Some say Leigh-on-Sea is already more than halfway there when it comes to attracting the kind of clientele who can be viewed in all their gory glory down at Brentwood's premier nite spot, Sugar Hut. Others accuse Leigh of being "up itself" and, indeed, a scribbled wisp of graffiti on a hoarding just off The Broadway clearly attests to this very fact: "Welcome to Leigh-on-Snob", it squeaks in two-centimetre high letters.
For my money, Leigh seems to be a town of many faces. We've got the bankers, the moneyed pensioners, the artists (both the penniless and superstar variety), the young families, the goths, toffs, yoga bunnies and yummy mummies. We've got posh, dishevelled bon-vivants, Bentley-driving geezers for whom parking tickets are merely pay-and-display, champagne-swilling shopkeepers and the next generation of skateboarding Dog Towner's using the pavements as their playground, weaving between the Saturday shoppers and little-dog poo's that stud the streets like our very own Parisian pearls.
So, who among us will be using The Grand once its doors are thrown open anew? Will we all be sitting, po-faced at home snarling over TOWIE-ite interlopers with their wide-shouldered swaggering and clattering, chattering peacock-brained shrieking?
Or, will we rise to the notion that a building, no matter how Grand or otherwise cannot be defined merely by who owns it or what his sensibilities may be. A building is a receptacle, waiting to be filled. If you sit in the bar, reading Proust or (god forbid) The Daily Mail, you are resonating through that space and making it your own.

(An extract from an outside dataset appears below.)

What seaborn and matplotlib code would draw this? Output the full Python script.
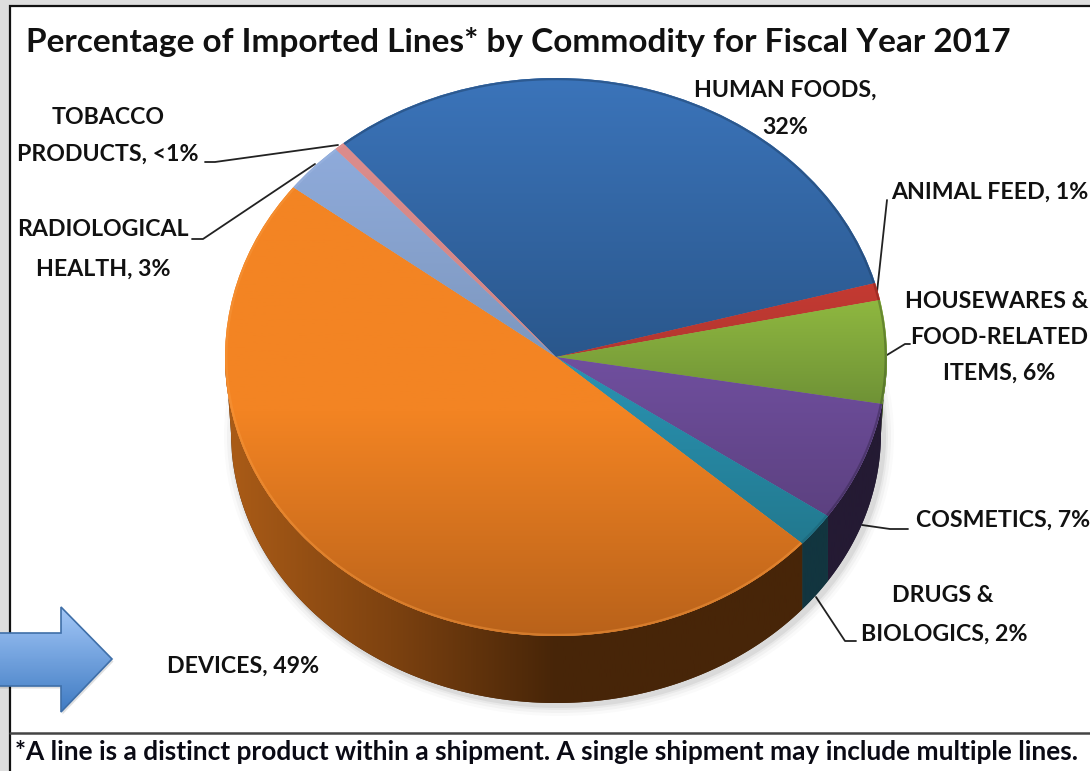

By no man are we taught, we are all our own destinies. And, just as a church without its congregation is simply a room with a very long hallway, a red brick hotel without its artists, writers, families, goths, toffs and posh, dishevelled bon-vivant may well be at the mercy of those who do not remember its previous lives. We can still hear the whispers of Victorian ladies and the ice-demanding voice of Mr Brilleaux.
And that is why, no matter how much bling and fancy is thrown at her feet, we must use her - even if it's just for a cup of tea now and then, or a glass of lemonade on those boiling summer days when the Old Town is heaving and we can't get served at the Peter Boat.
The Grand is our old lady and someone is prepared to buy her a new dress. I, for one, shall be pleased to make her acquaintance when she's got her face on and is ready to welcome me in. And, perhaps, within her freshly appointed spaces, I'll leave a little bit of resonance of my own behind.